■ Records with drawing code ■

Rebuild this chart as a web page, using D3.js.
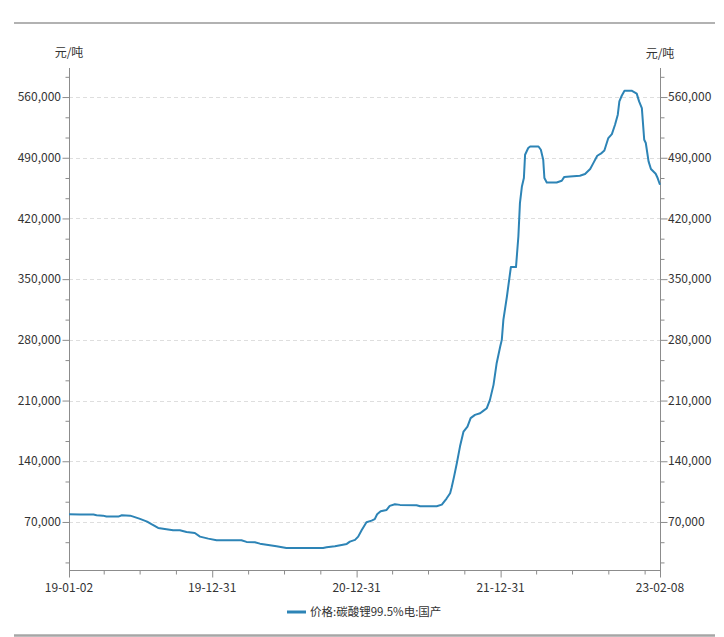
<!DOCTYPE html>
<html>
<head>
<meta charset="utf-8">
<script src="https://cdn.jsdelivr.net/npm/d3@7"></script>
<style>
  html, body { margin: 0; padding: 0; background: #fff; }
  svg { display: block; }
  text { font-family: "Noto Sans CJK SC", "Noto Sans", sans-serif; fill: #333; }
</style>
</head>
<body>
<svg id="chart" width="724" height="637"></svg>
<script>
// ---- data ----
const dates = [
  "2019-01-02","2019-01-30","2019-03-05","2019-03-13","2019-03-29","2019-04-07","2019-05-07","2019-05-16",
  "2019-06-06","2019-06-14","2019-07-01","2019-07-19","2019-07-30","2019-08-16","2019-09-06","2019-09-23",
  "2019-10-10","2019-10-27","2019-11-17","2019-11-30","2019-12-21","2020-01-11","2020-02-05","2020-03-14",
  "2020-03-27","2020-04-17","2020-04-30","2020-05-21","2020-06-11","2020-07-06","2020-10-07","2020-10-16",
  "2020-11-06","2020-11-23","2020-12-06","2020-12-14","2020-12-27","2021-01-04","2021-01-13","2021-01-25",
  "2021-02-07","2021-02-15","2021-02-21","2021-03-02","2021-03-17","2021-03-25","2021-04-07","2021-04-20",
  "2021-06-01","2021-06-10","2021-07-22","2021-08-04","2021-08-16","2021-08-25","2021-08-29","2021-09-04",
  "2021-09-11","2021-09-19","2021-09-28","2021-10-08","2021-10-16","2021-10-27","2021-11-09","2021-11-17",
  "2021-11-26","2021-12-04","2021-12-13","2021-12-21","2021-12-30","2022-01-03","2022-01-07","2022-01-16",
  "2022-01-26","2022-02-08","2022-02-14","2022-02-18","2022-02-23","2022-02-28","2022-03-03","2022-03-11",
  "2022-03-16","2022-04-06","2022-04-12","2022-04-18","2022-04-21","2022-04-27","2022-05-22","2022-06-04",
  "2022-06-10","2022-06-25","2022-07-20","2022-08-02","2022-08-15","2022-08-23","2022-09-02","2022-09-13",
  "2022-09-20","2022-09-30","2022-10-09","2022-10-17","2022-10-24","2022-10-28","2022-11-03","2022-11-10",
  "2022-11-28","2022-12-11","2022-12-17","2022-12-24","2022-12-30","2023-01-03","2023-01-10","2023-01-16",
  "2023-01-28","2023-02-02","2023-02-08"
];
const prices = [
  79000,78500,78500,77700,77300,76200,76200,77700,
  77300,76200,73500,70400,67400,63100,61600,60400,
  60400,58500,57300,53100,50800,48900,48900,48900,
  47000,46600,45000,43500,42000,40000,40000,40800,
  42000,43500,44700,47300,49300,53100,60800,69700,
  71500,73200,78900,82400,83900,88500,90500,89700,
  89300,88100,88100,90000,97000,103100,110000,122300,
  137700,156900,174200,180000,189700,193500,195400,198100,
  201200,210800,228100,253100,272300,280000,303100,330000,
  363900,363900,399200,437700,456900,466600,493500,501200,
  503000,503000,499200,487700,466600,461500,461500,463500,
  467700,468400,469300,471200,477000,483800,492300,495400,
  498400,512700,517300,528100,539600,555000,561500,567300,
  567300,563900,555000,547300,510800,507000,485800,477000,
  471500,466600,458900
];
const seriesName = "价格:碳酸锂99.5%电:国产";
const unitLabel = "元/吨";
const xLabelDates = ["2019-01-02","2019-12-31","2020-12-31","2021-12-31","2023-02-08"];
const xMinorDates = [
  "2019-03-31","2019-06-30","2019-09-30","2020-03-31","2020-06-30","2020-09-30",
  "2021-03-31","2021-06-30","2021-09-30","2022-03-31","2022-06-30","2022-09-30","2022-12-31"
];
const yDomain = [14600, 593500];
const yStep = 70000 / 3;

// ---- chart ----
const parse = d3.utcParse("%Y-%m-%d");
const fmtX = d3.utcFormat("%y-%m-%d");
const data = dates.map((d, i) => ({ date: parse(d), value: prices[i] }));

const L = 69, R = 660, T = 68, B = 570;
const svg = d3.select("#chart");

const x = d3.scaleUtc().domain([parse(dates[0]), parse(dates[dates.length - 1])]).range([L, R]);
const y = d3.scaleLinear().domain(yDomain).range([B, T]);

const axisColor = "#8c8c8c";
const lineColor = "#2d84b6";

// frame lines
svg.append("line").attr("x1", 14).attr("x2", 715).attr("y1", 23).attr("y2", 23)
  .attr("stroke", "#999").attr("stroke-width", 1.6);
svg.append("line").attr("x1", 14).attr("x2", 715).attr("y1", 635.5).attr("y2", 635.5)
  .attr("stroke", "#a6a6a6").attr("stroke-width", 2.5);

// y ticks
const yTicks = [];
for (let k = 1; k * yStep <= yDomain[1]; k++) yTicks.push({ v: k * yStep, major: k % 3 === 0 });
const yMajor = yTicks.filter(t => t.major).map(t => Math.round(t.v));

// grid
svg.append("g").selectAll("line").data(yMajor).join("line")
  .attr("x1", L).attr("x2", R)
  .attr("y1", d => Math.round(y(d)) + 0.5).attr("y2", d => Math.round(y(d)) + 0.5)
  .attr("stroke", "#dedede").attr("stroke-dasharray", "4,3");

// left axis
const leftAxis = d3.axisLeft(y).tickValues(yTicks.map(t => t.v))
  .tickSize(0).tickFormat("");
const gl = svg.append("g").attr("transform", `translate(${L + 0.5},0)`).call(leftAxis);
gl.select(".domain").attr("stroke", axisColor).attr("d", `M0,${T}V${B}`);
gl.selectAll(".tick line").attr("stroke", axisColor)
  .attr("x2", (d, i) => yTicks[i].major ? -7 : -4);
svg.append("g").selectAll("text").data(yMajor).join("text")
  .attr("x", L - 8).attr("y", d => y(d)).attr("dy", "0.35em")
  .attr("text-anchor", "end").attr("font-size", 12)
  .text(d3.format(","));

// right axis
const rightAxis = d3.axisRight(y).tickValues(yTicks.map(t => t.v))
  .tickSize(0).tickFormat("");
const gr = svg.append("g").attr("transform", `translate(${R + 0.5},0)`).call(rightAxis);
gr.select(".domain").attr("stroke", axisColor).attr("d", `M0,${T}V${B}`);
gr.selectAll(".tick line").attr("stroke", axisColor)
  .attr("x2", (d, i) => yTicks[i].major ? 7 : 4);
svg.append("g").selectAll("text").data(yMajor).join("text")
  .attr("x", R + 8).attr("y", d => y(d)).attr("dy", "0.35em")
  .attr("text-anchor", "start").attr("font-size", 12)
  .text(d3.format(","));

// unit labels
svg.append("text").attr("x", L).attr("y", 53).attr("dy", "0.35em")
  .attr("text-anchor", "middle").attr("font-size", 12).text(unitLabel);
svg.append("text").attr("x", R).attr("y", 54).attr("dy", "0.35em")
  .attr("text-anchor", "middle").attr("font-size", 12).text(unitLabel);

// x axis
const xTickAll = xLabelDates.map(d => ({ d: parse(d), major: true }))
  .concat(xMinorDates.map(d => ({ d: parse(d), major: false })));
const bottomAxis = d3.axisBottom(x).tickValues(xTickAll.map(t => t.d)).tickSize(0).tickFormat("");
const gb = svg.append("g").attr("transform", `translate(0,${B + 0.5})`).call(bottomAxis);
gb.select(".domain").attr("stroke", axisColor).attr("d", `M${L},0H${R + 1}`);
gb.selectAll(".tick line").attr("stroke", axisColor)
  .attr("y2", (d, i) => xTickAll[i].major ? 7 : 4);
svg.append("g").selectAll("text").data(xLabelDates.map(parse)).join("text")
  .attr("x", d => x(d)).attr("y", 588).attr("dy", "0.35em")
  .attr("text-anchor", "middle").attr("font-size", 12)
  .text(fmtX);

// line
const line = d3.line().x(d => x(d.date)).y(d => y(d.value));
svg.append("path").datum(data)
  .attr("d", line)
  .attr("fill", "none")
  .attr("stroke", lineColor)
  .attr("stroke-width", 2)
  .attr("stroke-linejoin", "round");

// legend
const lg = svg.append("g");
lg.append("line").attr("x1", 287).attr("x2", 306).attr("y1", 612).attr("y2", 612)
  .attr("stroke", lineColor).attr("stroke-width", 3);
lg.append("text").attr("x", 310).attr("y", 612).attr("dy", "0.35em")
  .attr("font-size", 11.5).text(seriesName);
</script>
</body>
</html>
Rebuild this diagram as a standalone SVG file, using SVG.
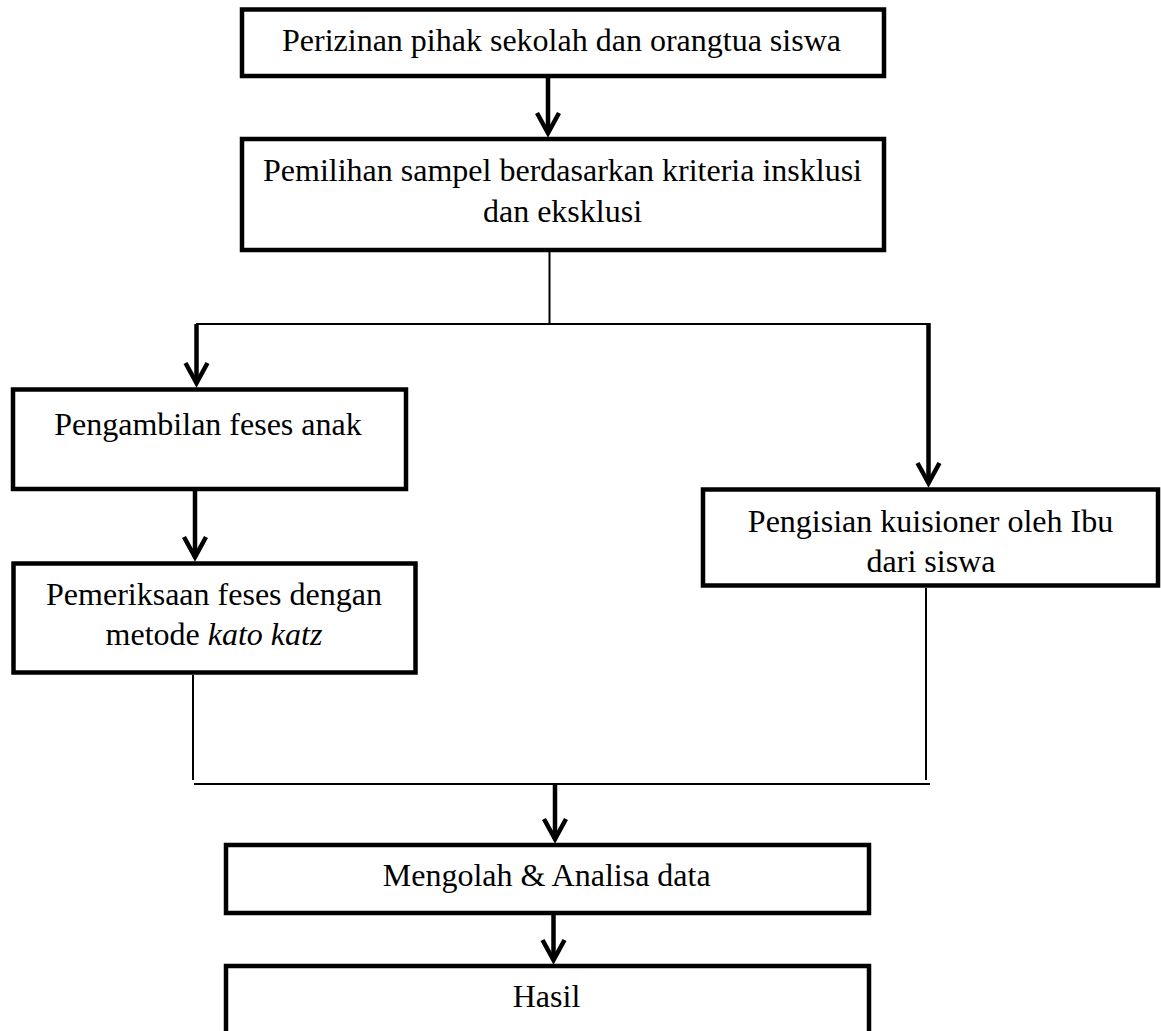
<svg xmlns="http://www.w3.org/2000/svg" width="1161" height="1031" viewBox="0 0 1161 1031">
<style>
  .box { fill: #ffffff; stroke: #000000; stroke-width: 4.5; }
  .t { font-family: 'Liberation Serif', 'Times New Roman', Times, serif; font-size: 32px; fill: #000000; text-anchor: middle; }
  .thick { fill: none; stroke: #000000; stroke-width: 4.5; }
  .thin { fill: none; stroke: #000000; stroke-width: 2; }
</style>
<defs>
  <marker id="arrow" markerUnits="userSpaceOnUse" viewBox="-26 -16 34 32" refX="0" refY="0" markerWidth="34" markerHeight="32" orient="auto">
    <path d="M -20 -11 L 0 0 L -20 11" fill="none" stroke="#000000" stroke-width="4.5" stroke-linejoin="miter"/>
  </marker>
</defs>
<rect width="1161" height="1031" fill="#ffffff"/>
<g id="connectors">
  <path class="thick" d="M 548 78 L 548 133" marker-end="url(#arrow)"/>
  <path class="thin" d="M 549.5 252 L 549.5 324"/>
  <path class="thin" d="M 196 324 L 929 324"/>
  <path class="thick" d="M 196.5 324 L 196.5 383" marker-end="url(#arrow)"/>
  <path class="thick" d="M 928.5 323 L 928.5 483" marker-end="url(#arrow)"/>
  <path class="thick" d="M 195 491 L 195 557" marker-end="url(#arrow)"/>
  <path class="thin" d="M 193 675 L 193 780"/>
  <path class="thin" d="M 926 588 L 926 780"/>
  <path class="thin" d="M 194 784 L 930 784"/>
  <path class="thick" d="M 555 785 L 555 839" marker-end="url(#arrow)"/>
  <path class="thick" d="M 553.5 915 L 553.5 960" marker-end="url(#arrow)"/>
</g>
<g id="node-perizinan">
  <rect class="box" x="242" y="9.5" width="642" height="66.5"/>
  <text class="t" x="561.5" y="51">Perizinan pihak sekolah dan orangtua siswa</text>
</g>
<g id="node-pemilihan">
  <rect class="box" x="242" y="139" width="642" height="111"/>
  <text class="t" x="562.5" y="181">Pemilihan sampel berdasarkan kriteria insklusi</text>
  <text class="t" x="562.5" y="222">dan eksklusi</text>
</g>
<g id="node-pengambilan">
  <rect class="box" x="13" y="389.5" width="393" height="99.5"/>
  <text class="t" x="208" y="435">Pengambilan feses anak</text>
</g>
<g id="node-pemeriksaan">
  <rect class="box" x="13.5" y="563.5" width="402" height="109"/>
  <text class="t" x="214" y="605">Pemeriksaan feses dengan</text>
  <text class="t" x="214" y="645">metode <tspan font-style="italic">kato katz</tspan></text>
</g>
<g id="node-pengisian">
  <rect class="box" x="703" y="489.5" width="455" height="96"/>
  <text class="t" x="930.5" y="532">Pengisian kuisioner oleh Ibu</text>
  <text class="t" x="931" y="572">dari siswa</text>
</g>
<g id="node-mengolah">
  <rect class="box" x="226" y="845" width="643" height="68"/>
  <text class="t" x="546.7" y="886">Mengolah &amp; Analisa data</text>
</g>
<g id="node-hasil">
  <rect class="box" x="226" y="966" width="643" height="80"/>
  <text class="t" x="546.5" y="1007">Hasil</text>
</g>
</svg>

■ What the task requires ■
Pull out each line of the entries that contains "this".

■ Correct result ■
Rebuild this chart as a web page, using D3.js.
Rebuild this diagram as a standalone SVG file, using SVG.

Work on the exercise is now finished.